Fur Trade - The exciting story of the fur trade is a preface to the history of the development and civilization of the country west of the Mississippi River, the Rocky Mountain region, and the Northwest.

The fur traders, or "mountain men," were a race apart.  They were venturesome and fearless, and many operated alone, penetrating sections of Indian country no white man had ever seen before.  Some married indian women, lived with Indian tribes, and later became traders and established settlements.

The great fur companies, such as Hudson's Bay Company, the Northwest Company, the american Fur Company, and the Missouri Fur Company, served to open up much of the West and Northwest.  Their forts later became towns and cities, the portages where their canoes were claimed overland between bodies of water became canals, and the paths they cut through the wilderness became highways.
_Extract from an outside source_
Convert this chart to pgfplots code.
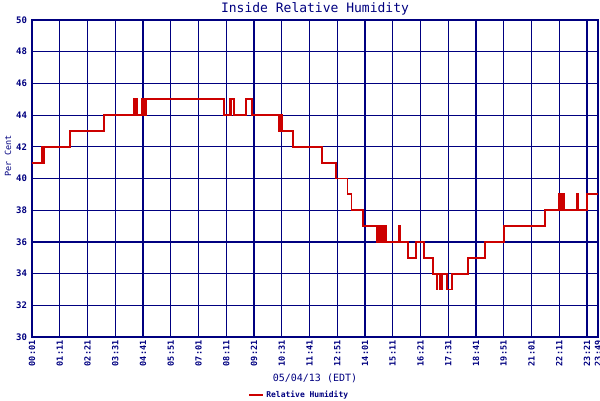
\documentclass[border=0pt]{standalone}
\usepackage{pgfplots}
\pgfplotsset{compat=1.18}
\usepackage{fontspec}
\setmainfont{DejaVu Sans Mono}
\definecolor{navy}{RGB}{0,0,128}
\definecolor{rhred}{RGB}{204,0,0}
\begin{document}
\begin{tikzpicture}[x=1pt,y=1pt]
\path[use as bounding box] (0,0) rectangle (600,400);
\begin{axis}[
  at={(32pt,63pt)}, anchor=south west, scale only axis,
  width=566pt, height=317pt,
  xmin=1, xmax=1429, ymin=30, ymax=50,
  xtick={1,71,141,211,281,351,421,491,561,631,701,771,841,911,981,1051,1121,1191,1261,1331,1401,1429},
  xticklabels={00:01,01:11,02:21,03:31,04:41,05:51,07:01,08:11,09:21,10:31,11:41,12:51,14:01,15:11,16:21,17:31,18:41,19:51,21:01,22:11,23:21,23:49},
  ytick={30,32,...,50},
  /pgf/number format/assume math mode=true,
  grid=major,
  major grid style={navy, line width=1.2pt},
  axis line style={navy, line width=2pt},
  major tick length=0pt,
  xticklabel style={rotate=90, anchor=east, font=\fontsize{8.5}{9}\selectfont\bfseries, text=navy},
  yticklabel style={font=\fontsize{9}{10}\selectfont\bfseries, text=navy, xshift=-1.5pt},
  xlabel={05/04/13 (EDT)},
  xlabel style={at={(axis description cs:0.5,-0.129)}, anchor=center, font=\fontsize{10}{12}\selectfont, text=navy},
  ylabel={Per Cent},
  ylabel style={at={(axis description cs:-0.0424,0.571)}, anchor=center, font=\fontsize{8.5}{10}\selectfont, text=navy},
  every axis title shift=0pt,
  title={Inside Relative Humidity},
  title style={at={(axis description cs:0.5,1.035)}, anchor=center, font=\fontsize{13}{15}\selectfont, text=navy},
  legend style={at={(axis description cs:0.472,-0.183)}, anchor=center, draw=none, fill=none,
    font=\fontsize{8}{9}\selectfont\bfseries, text=navy, inner sep=0pt},
  legend image code/.code={\draw[#1, line width=2.2pt] (0pt,0pt) -- (14pt,0pt);},
]
\addplot[const plot mark left, rhred, line width=1.9pt] coordinates {
(1,41)(27,42)(29,41)(31,42)(96,43)(183,44)(258,45)(260,44)(266,45)(267,44)(278,45)(280,44)(282,45)(285,44)(288,45)(485,44)(500,45)(501,44)(503,45)(510,44)(542,45)(555,44)(625,43)(626,44)(627,43)(629,44)(631,43)(659,42)(732,41)(767,40)(797,39)(807,38)(835,37)(871,36)(873,37)(875,36)(878,37)(880,36)(882,37)(885,36)(887,37)(889,36)(892,37)(895,36)(927,37)(929,36)(949,35)(970,36)(991,35)(1012,34)(1022,33)(1024,34)(1030,33)(1032,34)(1034,33)(1035,34)(1047,33)(1060,34)(1100,35)(1144,36)(1192,37)(1295,38)(1331,39)(1333,38)(1337,39)(1339,38)(1341,39)(1343,38)(1376,39)(1378,38)(1401,39)(1429,39)
};
\addlegendentry{Relative Humidity}
\end{axis}
\end{tikzpicture}
\end{document}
Fur Traders or Mountain Men

Furs in the old days were used as money for barter and exchange.  In the north, "one skin" that of the full grown land otter or beaver - was the basic unit of trade.  (Today the white man's slang for a dollar bill is a "skin.")  Indians in the fur country counted their wealth in skins, just as those of the plains counted theirs in ponies.

The fur trade established in history such picturesque characters as John jacob Astor, Kit Carson, Joe Meek, William and Milton Sublette, Jedediah Smith, David Jackson, and Jim Bridger.